Sporting arena amplifies Pacific pride for diaspora
17 November 2025
Rugby League Pacific Championship has seen a display of passion and honour for heritage homelands.
The success of the recent Rugby League Pacific Championship demonstrates sport has been a space where Pacific peoples have been welcomed with open arms.
“We see that across varying sports, but especially rugby union and rugby league,” says Waipapa Taumata Rau, University of Auckland Pacific Studies lecturer Dr Sarah McLean-Orsborn.
Diaspora turned stadiums into seas of red and blue, demonstrating Pacific pride. The Pacific Cup saw record-breaking crowds with 45,000 fans in Brisbane and almost 40,000 at Eden Park, while millions tuned in worldwide.

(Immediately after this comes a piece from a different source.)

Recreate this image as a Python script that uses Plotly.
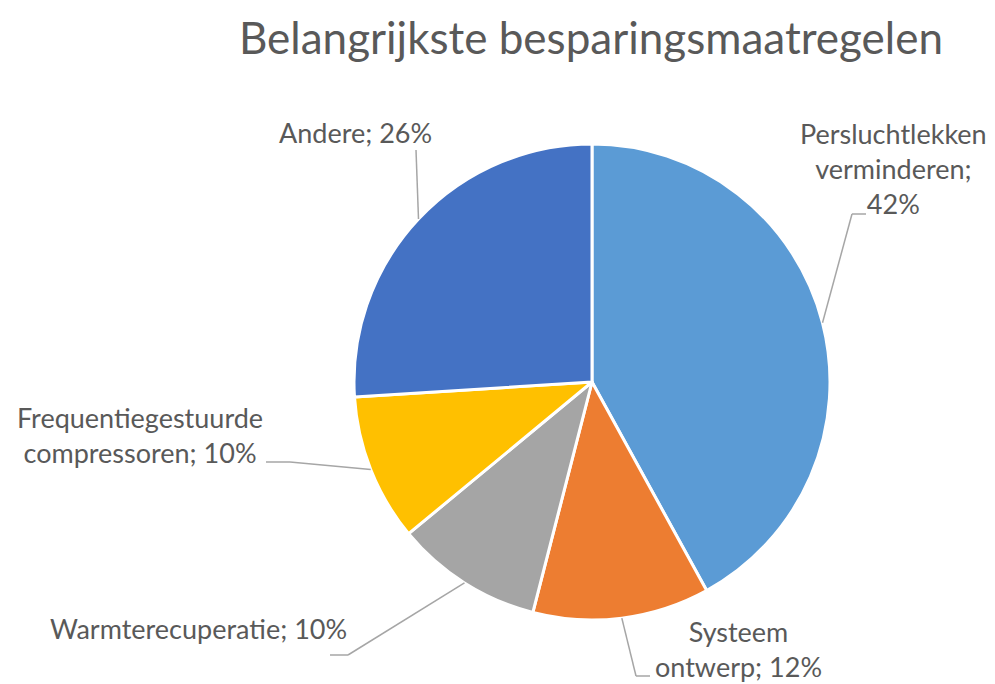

For many Polynesian youth, particularly our young men says Dr McLean-Orsborn, these rugby players have been role models, but for many Pacific families they have also become symbols of success.
Pacific families migrated to New Zealand for educational and employment opportunities for themselves and future generations, transforming the nation’s cultural landscape over the past six decades.
From just 14,000 Pacific-born residents in 1961, numbers surged during the 1960s to 1970s labour migration schemes, reaching 66,000 by 1976. Today, more than 442,000 people identify as Pacific, making up 8.9 percent of the population, with Auckland as the heart of the diaspora.
“We know that for many, it started on factory floors – such as the Onehunga Wool Mills or the Westfield Freezing Works. This physically arduous labour saw many push their children and grandchildren towards higher education in hopes that the labour they would take up, would be mental as opposed to physical.
“It is fair to say that during this time, recreational activities and hobbies were not actively encouraged or pursued because it could be seen as a distraction or deviation from this greater goal and vision – particularly because many of these occupational spaces had not previously had Pacific representation in them.”
She says the support and pride proudly displayed for national sports teams, was an indicator that many Pacific families have achieved the success that their parents, grandparents, great-grandparents came to New Zealand in search of.
“Which is why we are seeing families supporting their young ones to pursue professional sporting careers – because we see the value and the potential.”
No longer are we needing to assimilate and trying to blend in or to disguise our Pacific-ness – we are able to be loud and proud with our language, flags and sirens (although some respect to hours of when this is appropriate would be appreciated).
McLean-Orsborn says seeing Pacific transnationals embrace their cultural heritage, despite not having set food in their homelands, shows how the tide has turned since earlier generations first arrived in Aotearoa and Australia.
“No longer are we needing to assimilate and trying to blend in or to disguise our Pacific-ness – we are able to be loud and proud with our language, flags and sirens (although some respect to hours of when this is appropriate would be appreciated)."
She says this is also seen in the fact that many of diaspora children of the Moana wish to play for their cultural homelands' national teams.
“I think this shows that we are still maintaining connections in a meaningful manner. For our players who are island-born and raised, this support from communities beyond the homeland are key pillars of support, to show that there is an international gaze on how government funding and support is procured and utilised in regard to sports.
“We have seen unfortunately on a number of occasions the need for our transnational communities to call out lack of transparency and the inequality and inequity our island sports teams endure.”
The last couple of years have been hard for our Pacific communities says McLean-Orsborn, but the sports arenas have been a place of solidarity, joy and love – a pseudo village for Pacific communities to rally together and be reminded that there is strength in numbers, that we can collectively support one another.
“While this has been beautiful to witness, I do hope that we turn our gaze to the political arena and we explore the ways that we can engage in that space.”